"Wildfire: Feel The Heat"

July 1, 1999
Robert M. Winston reviews a new large-screen film spotlighting the brave men and women who fight wildfires.
"Wildfire: Feel The Heat" is truly a unique movie production. The large-screen movie captures the essence of wildland fire, focuses in on the arsenal of tools used in wildland firefighting, and brings you up close and personal with the extraordinarily brave dedicated men and women who love to fight wildfires.

As the movie begins, we are transported out of the urban setting and into the pristine beauty of a western pine forest. The rumble of thunder is perceptively ominous. A lightning bolt flashes across the sky, striking a towering pine.The tree "torches" out, showering the surrounding forest with burning embers. A wildfire is beginning.

The fire's red/orange glow is spotted by a fire tower observer high on a mountaintop many miles away. The notification is made and a dispatch order is given to the nearest available U. S. Forest Service Smokejumper base. The Jumpers who are "next to go" on the duty roster quickly don their heavily padded jumpsuits, parachutes and helmets, then gingerly board the twin-engine transport that will take them to the rapidly growing fire.

The transport circles the fire for size-up and to locate the best possible jump spot, if there is one. Six Jumpers will bail out at about 1,500 feet, giving them only about 90 seconds or less before they land on the ground or in one of those tall pines. Ouch! (That's why their suits are padded.) Amazing camera work gives the audience the sensation of actually parachuting with the Smokejumpers. Firefighting tools are also parachuted to the Jumpers and the backbreaking and dangerous work begins.

Air attack is on the way and is provided by an "air tanker," converted from military use, that will drop thousands of gallons of brightly colored red fire retardant onto the fire. The extraordinary camera work and precise sound system propels the audience right into the action. We are not in our theater seats anymore. We are on the fire lines with the "Hot Shot" hand crews as they clear away combustible brush, cut down flaming trees with chain saws and use fire to fight fire.

"Prescribed fire" or "Rx" is a tool used by wildland firefighters to reduce fuel buildups of grass, brush and forest floor litter under carefully controlled conditions. Rx fire use is on the increase in many areas of the country and in other countries to naturally cleanse large tracts of wildlands. This can help to avoid environmentally destructive and catastrophic wildland and wildland/urban interface firestorms.

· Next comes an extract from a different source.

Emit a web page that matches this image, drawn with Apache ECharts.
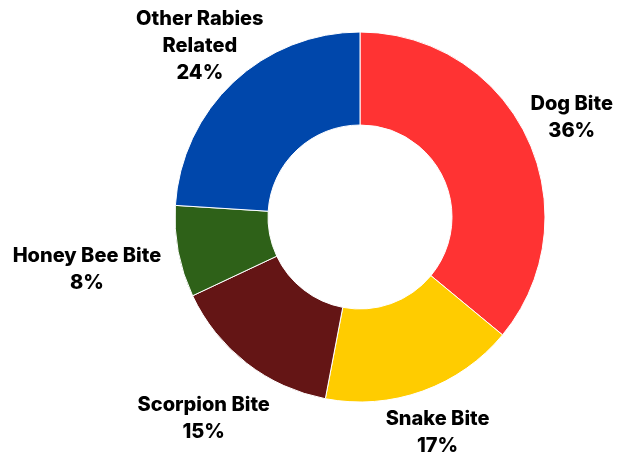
<!DOCTYPE html>
<html>
<head>
<meta charset="utf-8">
<script src="https://cdn.jsdelivr.net/npm/echarts@6/dist/echarts.min.js"></script>
<style>
html,body{margin:0;padding:0;background:#fff;}
#chart{width:619px;height:455px;}
</style>
</head>
<body>
<div id="chart"></div>
<script>
const categories = ['Dog Bite', 'Snake Bite', 'Scorpion Bite', 'Honey Bee Bite', 'Other Rabies\nRelated'];
const values = [36, 17, 15, 8, 24];
const colors = ['#FF3333', '#FFCC00', '#641515', '#2E6118', '#0047AB'];

// layout (style) settings
const CENTER = [360, 217];
const RADII = [92, 185];
const LABEL_DIST = [234, 229, 255, 278, 234];

const total = values.reduce((a, b) => a + b, 0);
const midAngles = [];
let acc = 0;
values.forEach(v => {
  const mid = acc + v / 2;
  midAngles.push((90 - mid / total * 360) * Math.PI / 180);
  acc += v;
});

const chart = echarts.init(document.getElementById('chart'));
chart.setOption({
  animation: false,
  series: [{
    type: 'pie',
    center: CENTER,
    radius: RADII,
    startAngle: 90,
    clockwise: true,
    avoidLabelOverlap: false,
    itemStyle: { borderColor: '#ffffff', borderWidth: 1 },
    label: {
      show: true,
      position: 'outside',
      formatter: p => p.name + '\n' + p.value + '%',
      fontFamily: 'Inter',
      fontWeight: 800,
      fontSize: 20,
      lineHeight: 27,
      color: '#000000',
      align: 'center'
    },
    labelLine: { show: false },
    labelLayout: function (params) {
      const i = params.dataIndex;
      const a = midAngles[i];
      return {
        x: CENTER[0] + Math.cos(a) * LABEL_DIST[i],
        y: CENTER[1] - Math.sin(a) * LABEL_DIST[i],
        align: 'center',
        verticalAlign: 'middle'
      };
    },
    data: categories.map((c, i) => ({ name: c, value: values[i], itemStyle: { color: colors[i] } }))
  }]
});
</script>
</body>
</html>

Some of the tools that are used by Rx fire crews to ignite wildland ground fuels are flares/fusees, flare guns, drip torches and the "terra torch." The terra torch shoots an impressive stream of pure fire 30 feet into the tinder-dry brush to consume it, thus denying the wildfire its fuel. This is hot work! You can almost "Feel the Heat" as a firefighter directs a cascade of orange flame right into the camera's lens.

The audience is suddenly aware of a whirling sound that gets louder and louder. It's in the sky and getting closer. The sound becomes a roar as a huge heavy lift "Sky Crane" helicopter hovers overhead, opens its bomb-bay doors and unloads tons of water onto a wall of flames running in the forest below. A direct hit! The fire's progress is slowed.

The smoke is thick and the camera is lowered to ground level for better visibility. There's an unmistakable sound of a large brush engine rumbling through the forest and coming in our direction. The engine rolls right over the camera and the audience gets an interesting view of the undercarriage of this large vehicle as it rolls on by.

The action is nonstop as we are transported to other fires throughout the western United States and across the oceans to Australia, where massive wildfires annually burn tens of thousands of acres. You'll feel that adrenaline rush as the camera takes you literally into the flames and smoke of natures most awesome force, WILDFIRE! The audience is treated to fabulous vistas of beautiful panoramic scenery that can only be appreciated with the use of "large format film" projection.

Production Facts

Fifteen men and women made up the Discovery Pictures production crew. Everyone passed mandatory basic wildfire training, including the physical fitness test, thus allowing the crew to be issued Interagency Red Cards. They all became wildland firefighters. The crew covered nearly a dozen wildfires in California, the northwestern United States and in Australia. The movie took nearly two years to complete at a cost of $5 million.

The movie used 11 specially designed exterior camera mounts on various firefighting aircraft. Every mount had to be FAA approved. On the ground the camera was at times covered with bulletproof glass and wrapped in protective gear to withstand large water drops and the heat of the fires.

"Wildfire: Feel The Heat" is not a Hollywood fantasy film. It is the real thing, filmed on location during the heat of the battle. This is one of the must-see films of 1999 and is an exciting sensory experience for people of all ages. It's not just for firefighters. Your family and friends will better understand this type of firefighting by viewing this unique, entertaining and educational film.

The movie is showing at IMAX and OMNI theaters at selected locations across the country. A "Wildfire" website at Discovery Channel Online (www.wildfire.discovery.com) provides additional information and movie location schedules.